Beneath that signature is some math. There are two problems. One is a simple multiplication problem. The other is a multiplication problem followed immediately by a subtraction problem. The decimals in the results mark values in hundredths, so I’m guessing that what was being multiplied and then subtracted was money.  And what other kind of math would you expect for a fellow who was testing the look of a distinguished title behind his name?

There’s just one penciled annotation in the published text itself. In this, the most widely assigned moral philosophy book in the mid-19thcentury, there is but one mark.  It’s just a little bracket in the margin of page 29, embracing a single salient paragraph, with a horizontal line stretching toward the edge of the page for added emphasis.  Here is the paragraph this unknown reader singled out for contemplation:

If the question, then, be asked, what is a moral action? we may answer, it is the voluntary action of an intelligent agent, who is capable of distinguishing between right and wrong, or of distinguishing what he ought, from what he ought not, to do.

A few pages later, there’s a deeply folded dogear that has remained undisturbed for perhaps 150 years.  The facing page, and many pages before and after it, are foxed at an angle corresponding to the borders of that folded corner.

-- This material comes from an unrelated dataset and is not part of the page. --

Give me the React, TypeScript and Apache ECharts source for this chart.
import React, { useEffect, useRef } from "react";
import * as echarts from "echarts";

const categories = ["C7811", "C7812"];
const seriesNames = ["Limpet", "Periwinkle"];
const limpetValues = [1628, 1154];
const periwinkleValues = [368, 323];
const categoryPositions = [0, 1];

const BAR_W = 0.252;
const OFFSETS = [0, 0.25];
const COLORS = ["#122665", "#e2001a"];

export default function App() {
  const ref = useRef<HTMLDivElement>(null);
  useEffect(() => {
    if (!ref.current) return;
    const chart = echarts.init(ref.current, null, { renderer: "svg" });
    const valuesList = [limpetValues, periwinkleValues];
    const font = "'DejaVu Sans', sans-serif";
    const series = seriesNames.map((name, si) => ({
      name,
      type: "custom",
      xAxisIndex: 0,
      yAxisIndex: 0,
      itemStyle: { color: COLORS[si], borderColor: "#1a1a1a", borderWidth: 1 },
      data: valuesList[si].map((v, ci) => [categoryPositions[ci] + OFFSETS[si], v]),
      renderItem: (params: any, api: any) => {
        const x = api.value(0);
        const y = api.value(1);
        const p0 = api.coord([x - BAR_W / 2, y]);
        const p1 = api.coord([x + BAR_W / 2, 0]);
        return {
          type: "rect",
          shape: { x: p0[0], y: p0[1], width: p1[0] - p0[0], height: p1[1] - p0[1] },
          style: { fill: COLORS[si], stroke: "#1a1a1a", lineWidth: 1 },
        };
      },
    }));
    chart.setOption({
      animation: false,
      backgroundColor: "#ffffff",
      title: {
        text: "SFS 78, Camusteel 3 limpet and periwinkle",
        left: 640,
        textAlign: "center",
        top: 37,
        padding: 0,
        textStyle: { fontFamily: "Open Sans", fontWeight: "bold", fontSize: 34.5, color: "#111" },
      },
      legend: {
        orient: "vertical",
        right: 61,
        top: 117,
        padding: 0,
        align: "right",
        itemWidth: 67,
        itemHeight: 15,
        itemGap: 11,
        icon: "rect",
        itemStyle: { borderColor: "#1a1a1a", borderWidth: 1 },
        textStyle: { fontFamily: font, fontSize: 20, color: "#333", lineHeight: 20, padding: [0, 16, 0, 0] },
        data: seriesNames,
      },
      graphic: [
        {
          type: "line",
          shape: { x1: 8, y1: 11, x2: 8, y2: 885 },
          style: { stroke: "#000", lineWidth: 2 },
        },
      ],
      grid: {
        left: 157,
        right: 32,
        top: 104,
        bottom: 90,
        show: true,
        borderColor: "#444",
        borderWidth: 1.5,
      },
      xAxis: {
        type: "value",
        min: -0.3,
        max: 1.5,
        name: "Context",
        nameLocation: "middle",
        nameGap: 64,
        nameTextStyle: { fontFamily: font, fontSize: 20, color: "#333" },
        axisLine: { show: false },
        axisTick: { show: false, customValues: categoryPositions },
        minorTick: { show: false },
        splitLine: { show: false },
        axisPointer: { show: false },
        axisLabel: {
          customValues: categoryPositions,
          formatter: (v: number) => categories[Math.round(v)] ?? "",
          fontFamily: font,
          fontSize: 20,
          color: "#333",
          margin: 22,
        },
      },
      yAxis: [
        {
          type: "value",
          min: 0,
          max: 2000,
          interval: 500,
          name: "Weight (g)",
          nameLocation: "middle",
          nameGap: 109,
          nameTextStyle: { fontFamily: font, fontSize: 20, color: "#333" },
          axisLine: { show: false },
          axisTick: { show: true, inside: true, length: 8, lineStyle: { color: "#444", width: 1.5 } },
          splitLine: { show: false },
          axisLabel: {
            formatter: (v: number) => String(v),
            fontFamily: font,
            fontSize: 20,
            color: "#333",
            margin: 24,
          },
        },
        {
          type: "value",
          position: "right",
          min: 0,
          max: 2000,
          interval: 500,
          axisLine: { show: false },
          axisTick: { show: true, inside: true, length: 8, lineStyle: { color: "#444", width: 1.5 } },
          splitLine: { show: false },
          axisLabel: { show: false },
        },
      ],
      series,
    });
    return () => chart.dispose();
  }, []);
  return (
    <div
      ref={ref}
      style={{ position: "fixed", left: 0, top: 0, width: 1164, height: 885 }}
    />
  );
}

I unfolded it to read what was printed on the page beneath.  Here it is:

And here let me add, that the imagination of man is the fruitful parent both of virtue and vice. Thus saith the wise man, “Keep thy heart with all diligence, for out of it are the issues of life.” No man becomes openly a villain, until his imagination has become familiar with conceptions of villainy.

And so on.

There’s evidence of another dogear that was folded back and set aright some time ago, this time on page 267:

What would become of families, of friendships, of communities, if parents and children, husbands and wives, acquaintances, neighbors, and citizens, should proclaim every failing which they knew or heard of, respecting each other?

What indeed?

These widely separated dogears and these penciled problems of money and these scattered signatures are the only traces left upon this book by the long-dead readers or possessors of its pages.  That, and the pasted poem meditating upon a moldering skull:

….This space was thought’s mysterious seat.
What beauteous vision filled this spot!
What dreams of pleasure long forgot!
Nor hope, nor joy, nor love, nor fear,
Have left one trace of record there.

Thus endeth the lesson.

__________

[1]Julie Reuben, The Making of the Modern University: Intellectual Transformation and the Marginalization of Morality(Chicago, IL: University of Chicago Press, 1996), 21.